| Source data |
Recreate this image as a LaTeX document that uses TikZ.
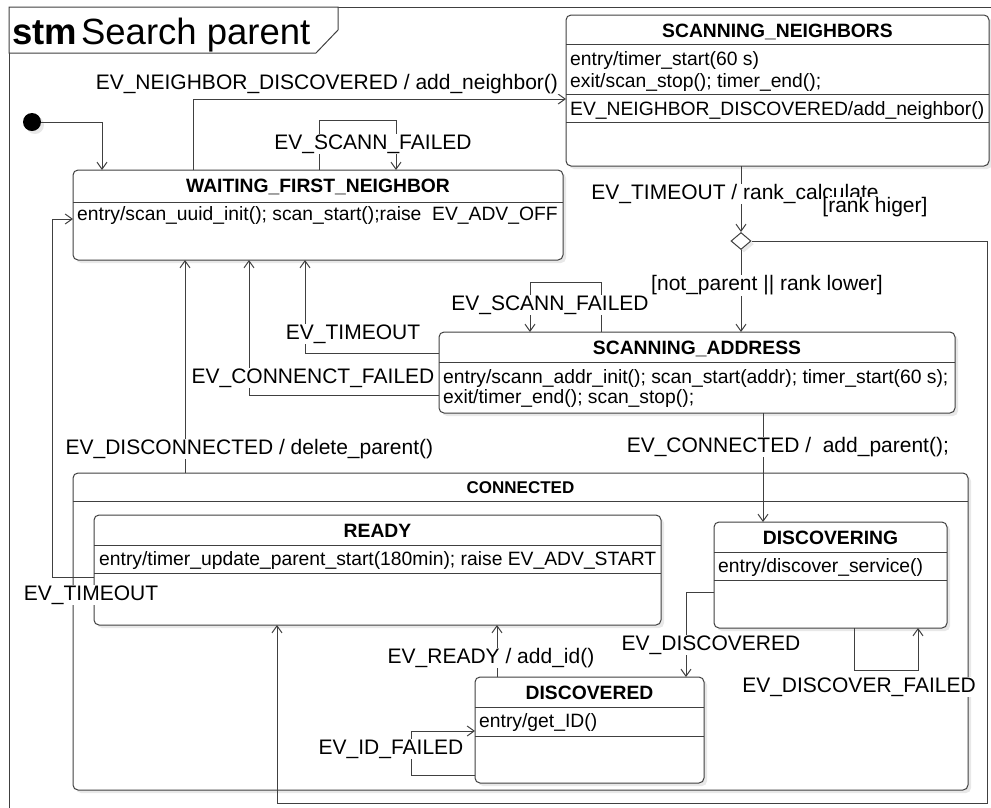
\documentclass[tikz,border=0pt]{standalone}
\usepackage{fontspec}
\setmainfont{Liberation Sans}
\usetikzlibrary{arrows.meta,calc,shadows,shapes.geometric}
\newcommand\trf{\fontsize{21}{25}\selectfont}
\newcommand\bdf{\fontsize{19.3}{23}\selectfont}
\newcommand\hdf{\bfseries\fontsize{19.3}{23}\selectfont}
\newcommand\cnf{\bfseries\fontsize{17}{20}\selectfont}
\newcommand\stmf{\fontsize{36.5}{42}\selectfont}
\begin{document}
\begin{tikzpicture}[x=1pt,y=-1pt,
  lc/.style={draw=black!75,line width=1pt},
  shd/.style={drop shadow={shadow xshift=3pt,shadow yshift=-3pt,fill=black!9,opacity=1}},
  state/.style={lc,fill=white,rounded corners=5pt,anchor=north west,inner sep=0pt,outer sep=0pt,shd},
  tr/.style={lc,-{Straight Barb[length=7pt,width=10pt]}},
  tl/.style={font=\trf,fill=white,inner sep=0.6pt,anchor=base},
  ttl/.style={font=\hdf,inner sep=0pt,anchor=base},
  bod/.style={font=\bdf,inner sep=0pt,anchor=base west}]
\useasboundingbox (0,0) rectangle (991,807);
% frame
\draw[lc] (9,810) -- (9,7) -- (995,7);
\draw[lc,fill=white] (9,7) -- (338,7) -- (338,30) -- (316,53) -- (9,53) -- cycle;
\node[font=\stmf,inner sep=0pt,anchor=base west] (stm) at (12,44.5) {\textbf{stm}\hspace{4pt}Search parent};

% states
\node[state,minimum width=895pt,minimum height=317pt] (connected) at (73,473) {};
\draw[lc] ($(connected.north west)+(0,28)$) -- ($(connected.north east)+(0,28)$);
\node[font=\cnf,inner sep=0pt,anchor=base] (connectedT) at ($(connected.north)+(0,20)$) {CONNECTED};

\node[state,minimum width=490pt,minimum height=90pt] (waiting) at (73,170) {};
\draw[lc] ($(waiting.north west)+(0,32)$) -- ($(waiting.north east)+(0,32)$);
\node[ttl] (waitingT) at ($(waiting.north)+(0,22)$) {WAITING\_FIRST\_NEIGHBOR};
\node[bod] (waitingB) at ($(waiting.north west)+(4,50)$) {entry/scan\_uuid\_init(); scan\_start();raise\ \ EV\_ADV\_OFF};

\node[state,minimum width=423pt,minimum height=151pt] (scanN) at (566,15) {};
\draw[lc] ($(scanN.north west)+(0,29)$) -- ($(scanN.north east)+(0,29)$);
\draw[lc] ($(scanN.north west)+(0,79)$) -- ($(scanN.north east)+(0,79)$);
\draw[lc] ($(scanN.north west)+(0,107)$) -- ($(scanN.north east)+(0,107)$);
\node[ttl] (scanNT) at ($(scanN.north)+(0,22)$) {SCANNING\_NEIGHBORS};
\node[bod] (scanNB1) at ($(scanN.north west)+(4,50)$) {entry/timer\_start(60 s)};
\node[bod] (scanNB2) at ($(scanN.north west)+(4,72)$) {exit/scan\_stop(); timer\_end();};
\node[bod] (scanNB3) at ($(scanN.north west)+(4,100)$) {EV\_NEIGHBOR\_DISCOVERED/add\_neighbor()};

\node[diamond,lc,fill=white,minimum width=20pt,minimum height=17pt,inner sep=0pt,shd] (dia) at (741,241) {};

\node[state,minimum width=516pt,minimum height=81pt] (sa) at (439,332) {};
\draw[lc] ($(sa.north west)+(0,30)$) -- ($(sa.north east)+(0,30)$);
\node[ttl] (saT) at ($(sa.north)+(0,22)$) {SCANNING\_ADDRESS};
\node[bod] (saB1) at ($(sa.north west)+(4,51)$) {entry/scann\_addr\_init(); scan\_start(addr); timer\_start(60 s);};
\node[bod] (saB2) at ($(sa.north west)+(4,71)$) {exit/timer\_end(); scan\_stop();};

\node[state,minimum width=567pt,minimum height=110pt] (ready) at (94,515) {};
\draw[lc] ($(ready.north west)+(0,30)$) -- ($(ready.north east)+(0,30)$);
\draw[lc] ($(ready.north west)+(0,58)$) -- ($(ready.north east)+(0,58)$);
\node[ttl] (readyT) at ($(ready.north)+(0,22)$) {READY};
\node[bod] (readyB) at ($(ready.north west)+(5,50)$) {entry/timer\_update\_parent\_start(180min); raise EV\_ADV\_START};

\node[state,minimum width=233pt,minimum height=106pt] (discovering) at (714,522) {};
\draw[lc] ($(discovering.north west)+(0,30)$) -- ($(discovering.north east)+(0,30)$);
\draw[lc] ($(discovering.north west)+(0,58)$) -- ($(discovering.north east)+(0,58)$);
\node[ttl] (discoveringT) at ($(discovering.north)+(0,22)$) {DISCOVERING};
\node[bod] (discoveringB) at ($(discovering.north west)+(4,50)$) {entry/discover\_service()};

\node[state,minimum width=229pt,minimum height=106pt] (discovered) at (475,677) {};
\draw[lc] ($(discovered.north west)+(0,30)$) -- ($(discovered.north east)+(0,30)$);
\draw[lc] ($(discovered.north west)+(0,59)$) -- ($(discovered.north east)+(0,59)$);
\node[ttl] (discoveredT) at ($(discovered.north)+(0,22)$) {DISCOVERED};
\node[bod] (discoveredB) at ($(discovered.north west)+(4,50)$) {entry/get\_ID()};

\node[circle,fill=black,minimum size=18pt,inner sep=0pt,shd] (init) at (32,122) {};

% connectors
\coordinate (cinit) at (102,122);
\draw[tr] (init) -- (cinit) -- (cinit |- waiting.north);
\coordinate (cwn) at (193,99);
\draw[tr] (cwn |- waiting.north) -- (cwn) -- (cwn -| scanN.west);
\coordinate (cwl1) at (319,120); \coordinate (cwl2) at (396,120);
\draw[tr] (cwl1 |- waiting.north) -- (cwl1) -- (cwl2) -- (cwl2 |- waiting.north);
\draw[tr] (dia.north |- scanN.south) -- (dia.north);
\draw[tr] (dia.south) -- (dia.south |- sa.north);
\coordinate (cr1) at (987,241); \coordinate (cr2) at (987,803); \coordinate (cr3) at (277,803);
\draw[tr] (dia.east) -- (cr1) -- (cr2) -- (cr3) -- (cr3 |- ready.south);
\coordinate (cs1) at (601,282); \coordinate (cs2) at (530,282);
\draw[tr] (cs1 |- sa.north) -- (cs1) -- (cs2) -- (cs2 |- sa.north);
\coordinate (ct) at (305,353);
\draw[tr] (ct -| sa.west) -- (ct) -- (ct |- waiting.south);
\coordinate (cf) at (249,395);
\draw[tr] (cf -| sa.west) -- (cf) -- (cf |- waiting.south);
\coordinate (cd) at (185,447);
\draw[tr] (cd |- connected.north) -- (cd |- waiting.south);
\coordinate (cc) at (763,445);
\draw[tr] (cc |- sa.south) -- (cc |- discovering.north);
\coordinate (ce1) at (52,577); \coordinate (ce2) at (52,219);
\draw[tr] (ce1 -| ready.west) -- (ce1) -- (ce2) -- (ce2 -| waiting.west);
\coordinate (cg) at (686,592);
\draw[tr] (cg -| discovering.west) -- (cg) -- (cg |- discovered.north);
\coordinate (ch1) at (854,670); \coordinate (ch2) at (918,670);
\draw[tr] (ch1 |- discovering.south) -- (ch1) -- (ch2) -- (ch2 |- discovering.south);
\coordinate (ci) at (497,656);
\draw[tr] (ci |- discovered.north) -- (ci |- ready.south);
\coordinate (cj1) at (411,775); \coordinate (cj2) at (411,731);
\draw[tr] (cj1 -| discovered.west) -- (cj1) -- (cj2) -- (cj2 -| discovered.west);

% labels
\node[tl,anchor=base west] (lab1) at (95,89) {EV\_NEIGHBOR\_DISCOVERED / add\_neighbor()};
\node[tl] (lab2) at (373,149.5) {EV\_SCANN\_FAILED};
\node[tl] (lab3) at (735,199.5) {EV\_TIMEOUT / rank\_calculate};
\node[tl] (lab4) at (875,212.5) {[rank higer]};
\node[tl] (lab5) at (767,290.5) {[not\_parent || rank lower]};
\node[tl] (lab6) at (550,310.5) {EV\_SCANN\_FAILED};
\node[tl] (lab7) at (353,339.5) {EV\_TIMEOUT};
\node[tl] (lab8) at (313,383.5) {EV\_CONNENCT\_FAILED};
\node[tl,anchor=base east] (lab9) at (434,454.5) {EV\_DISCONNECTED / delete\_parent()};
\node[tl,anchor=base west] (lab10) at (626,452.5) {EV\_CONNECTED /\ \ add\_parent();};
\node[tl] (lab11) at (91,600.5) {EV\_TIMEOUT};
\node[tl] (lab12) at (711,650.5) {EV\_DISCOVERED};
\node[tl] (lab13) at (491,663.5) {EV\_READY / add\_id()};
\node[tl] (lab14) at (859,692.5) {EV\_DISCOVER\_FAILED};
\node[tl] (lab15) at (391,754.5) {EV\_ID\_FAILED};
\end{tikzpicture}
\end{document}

| Goal |
From the first line of the listing above, repeat every line through the one holding "(waitingB) at ($(waiting.north". Both ends count, and pictures stay out.

| Task response |
Recreate this image as a LaTeX document that uses TikZ.
\documentclass[tikz,border=0pt]{standalone}
\usepackage{fontspec}
\setmainfont{Liberation Sans}
\usetikzlibrary{arrows.meta,calc,shadows,shapes.geometric}
\newcommand\trf{\fontsize{21}{25}\selectfont}
\newcommand\bdf{\fontsize{19.3}{23}\selectfont}
\newcommand\hdf{\bfseries\fontsize{19.3}{23}\selectfont}
\newcommand\cnf{\bfseries\fontsize{17}{20}\selectfont}
\newcommand\stmf{\fontsize{36.5}{42}\selectfont}
\begin{document}
\begin{tikzpicture}[x=1pt,y=-1pt,
  lc/.style={draw=black!75,line width=1pt},
  shd/.style={drop shadow={shadow xshift=3pt,shadow yshift=-3pt,fill=black!9,opacity=1}},
  state/.style={lc,fill=white,rounded corners=5pt,anchor=north west,inner sep=0pt,outer sep=0pt,shd},
  tr/.style={lc,-{Straight Barb[length=7pt,width=10pt]}},
  tl/.style={font=\trf,fill=white,inner sep=0.6pt,anchor=base},
  ttl/.style={font=\hdf,inner sep=0pt,anchor=base},
  bod/.style={font=\bdf,inner sep=0pt,anchor=base west}]
\useasboundingbox (0,0) rectangle (991,807);
% frame
\draw[lc] (9,810) -- (9,7) -- (995,7);
\draw[lc,fill=white] (9,7) -- (338,7) -- (338,30) -- (316,53) -- (9,53) -- cycle;
\node[font=\stmf,inner sep=0pt,anchor=base west] (stm) at (12,44.5) {\textbf{stm}\hspace{4pt}Search parent};

% states
\node[state,minimum width=895pt,minimum height=317pt] (connected) at (73,473) {};
\draw[lc] ($(connected.north west)+(0,28)$) -- ($(connected.north east)+(0,28)$);
\node[font=\cnf,inner sep=0pt,anchor=base] (connectedT) at ($(connected.north)+(0,20)$) {CONNECTED};

\node[state,minimum width=490pt,minimum height=90pt] (waiting) at (73,170) {};
\draw[lc] ($(waiting.north west)+(0,32)$) -- ($(waiting.north east)+(0,32)$);
\node[ttl] (waitingT) at ($(waiting.north)+(0,22)$) {WAITING\_FIRST\_NEIGHBOR};
\node[bod] (waitingB) at ($(waiting.north west)+(4,50)$) {entry/scan\_uuid\_init(); scan\_start();raise\ \ EV\_ADV\_OFF};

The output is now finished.